- Ad from SMH 22 Aug 1959
- Episode no.: Season 1 Episode 6
- Directed by: David Cahill
- Teleplay by: Stewart Stern
- Original air date: 22 August 1959

Guest appearance
- John Meillon

Episode chronology
| ← Previous "The Big Day" | Next → "Ruth" |

= Thunder of Silence =

"Thunder of Silence" is an episode of the 1959 Australian TV drama anthology Shell Presents, and the fourth made in Sydney. It was based on an American play by Stewart Stern which had been produced in the U.S. with Paul Newman and Inger Stevens. It aired live on 22 August 1959 in Sydney with a recorded version airing on 28 November 1959 in Melbourne.

It was a drama of immigrant assimilation. John Meillon played the lead. Australian TV drama was relatively rare at the time.

==Plot==
In the American mid-west, a middle aged farmer (John Tate) and his wife (Marion Johns) give shelter to a refugee from Europe (Richard Davies) and his daughter (Marion Johns). The refugee and the farmer have very different personalities and struggle to understand each other. The situation is resolved by the return of Everett (John Meillon), the farming couple's wandering son.

==Cast==
- John Meillon as Everett
- Richard Davies
- Marion Johns
- John Tate
- John Llewellyn
- Margo Carrigan

==Production==
Stewart Stern based the play on the reallife experiences of farmers in Maryland who took in refugees from Europe.

Stewart Stern wrote a letter from the USA wishing good luck to everyone connected to the play, and passing on ideas from Paul Newman as to how the role of Everett (the part he played on US TV) should be performed.
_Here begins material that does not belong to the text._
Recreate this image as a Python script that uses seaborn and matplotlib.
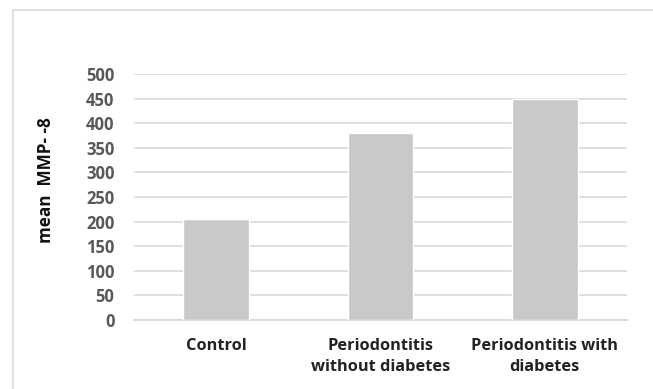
import matplotlib
matplotlib.use("Agg")
import matplotlib.pyplot as plt
import seaborn as sns
import pandas as pd
from matplotlib.lines import Line2D

categories = ["Control", "Periodontitis\nwithout diabetes", "Periodontitis with\ndiabetes"]
mean_mmp8 = [205, 380, 450]
yticks = [0, 50, 100, 150, 200, 250, 300, 350, 400, 450, 500]

sns.set_theme(style="white")
plt.rcParams['font.family'] = ['Open Sans', 'DejaVu Sans']

df = pd.DataFrame({"group": categories, "value": mean_mmp8})

fig = plt.figure(figsize=(6.53, 3.89), dpi=100)
ax = fig.add_axes([134/653, 1-320/389, (627-134)/653, (320-74)/389])

sns.barplot(data=df, x="group", y="value", color="#c8c9cb", width=0.4,
            saturation=1, ax=ax, zorder=3)

ax.set_ylim(0, 500)
ax.set_xlim(-0.5, 2.5)
ax.set_yticks(yticks)
ax.set_yticklabels([str(t) for t in yticks], color="#595959", fontsize=12, fontweight="bold")
ax.tick_params(axis="x", length=0, pad=13)
ax.tick_params(axis="y", length=0, pad=14)
for lbl in ax.get_xticklabels():
    lbl.set_fontsize(11.8)
    lbl.set_fontweight("bold")
    lbl.set_color("#222222")
    lbl.set_linespacing(1.45)
ax.yaxis.grid(True, color="#d9d9d9", linewidth=1.2, zorder=0)
ax.set_axisbelow(True)
for s in ["top", "right", "left"]:
    ax.spines[s].set_visible(False)
ax.spines["bottom"].set_color("#d9d9d9")
ax.spines["bottom"].set_linewidth(1.4)
ax.set_xlabel("")
ax.set_ylabel("")

fig.text(46/653, 1-180/389, "mean  MMP- -8", rotation=90, ha="center", va="center",
         fontsize=12.3, fontweight="bold", color="#111111")

# outer chart frame
fig.add_artist(Line2D([13/653, 1], [1-10/389, 1-10/389], color="#d9d9d9", linewidth=1.2,
                      transform=fig.transFigure))
fig.add_artist(Line2D([13/653, 13/653], [0, 1-10/389], color="#d9d9d9", linewidth=1.2,
                      transform=fig.transFigure))

fig.savefig("out.png", dpi=100)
The letter was read out to the cast the night before the show was recorded. Producer Brett Porter said, "'these words from the author seemed to clarify everyone's conception of the play itself, and they went on to give what I firmly believe is the best production yet in the series."

The play was filmed at ATN-7's studios in Epping. A tape recording was sent to Stern in the US.
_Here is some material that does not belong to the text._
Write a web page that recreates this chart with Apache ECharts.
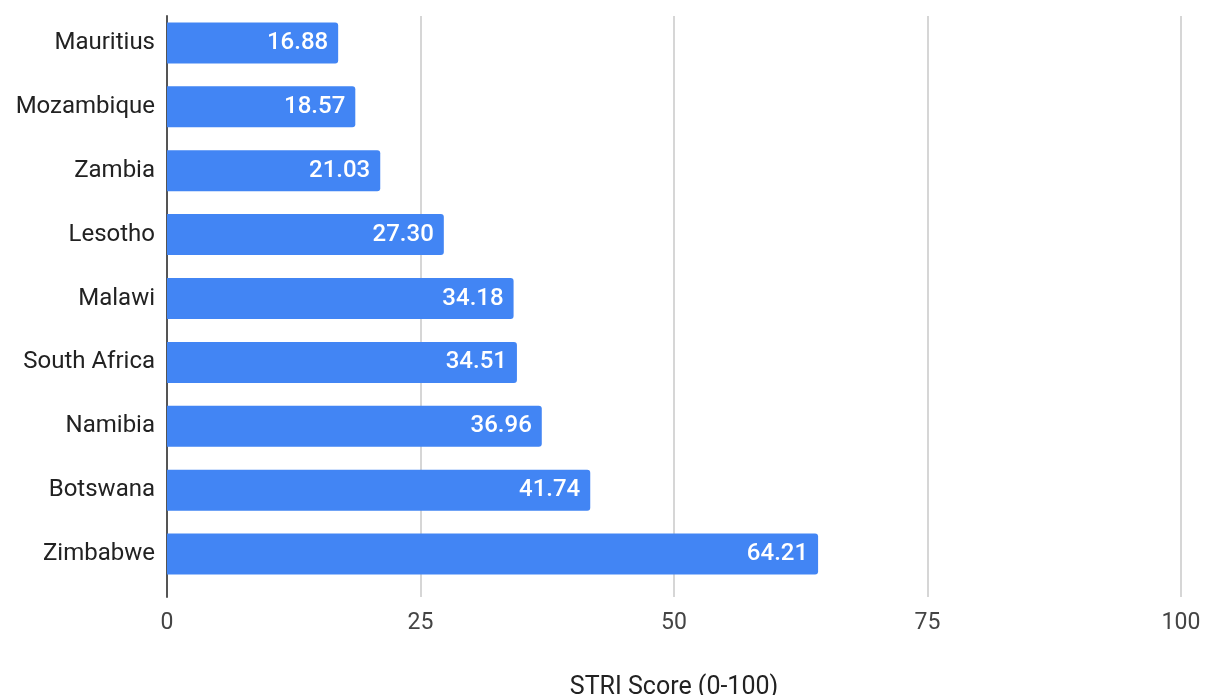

Porter said, "I hope that showing this film, to people like Stern and Newman will prove to people in America that we have, in Australia, actors equal to the best in the world."

Margot Carrigan was in Take a Chance on ATN.

==Reception==
The TV critic from the Sydney Morning Herald thought the play treated the theme "in the terms of a paperbacked women's novelette" with "sticky flood of sentimentality" and "naive philosophising" but thought Million "did very well to give a tense of life and vitality to a character whose motivation was obscure and whose dialogue, at times, was impossibly trite. Most of the time, his part sounded as though it had been written for James Dean by Ernest Hemingway—with neither of them at their best...
David Cahill's direction was fluent and uncluttered."

The TV critic for The Age praised the production's "sound musical judgement" and opening documentary footage of refugees being vetted though felt Meillon "was much too preoccupied wrestling with the American accent" and although felt the play "was good entertainment" wondered why it was not adapted to be set in Australia.

Meillon's performance led to his casting in A Tongue of Silver.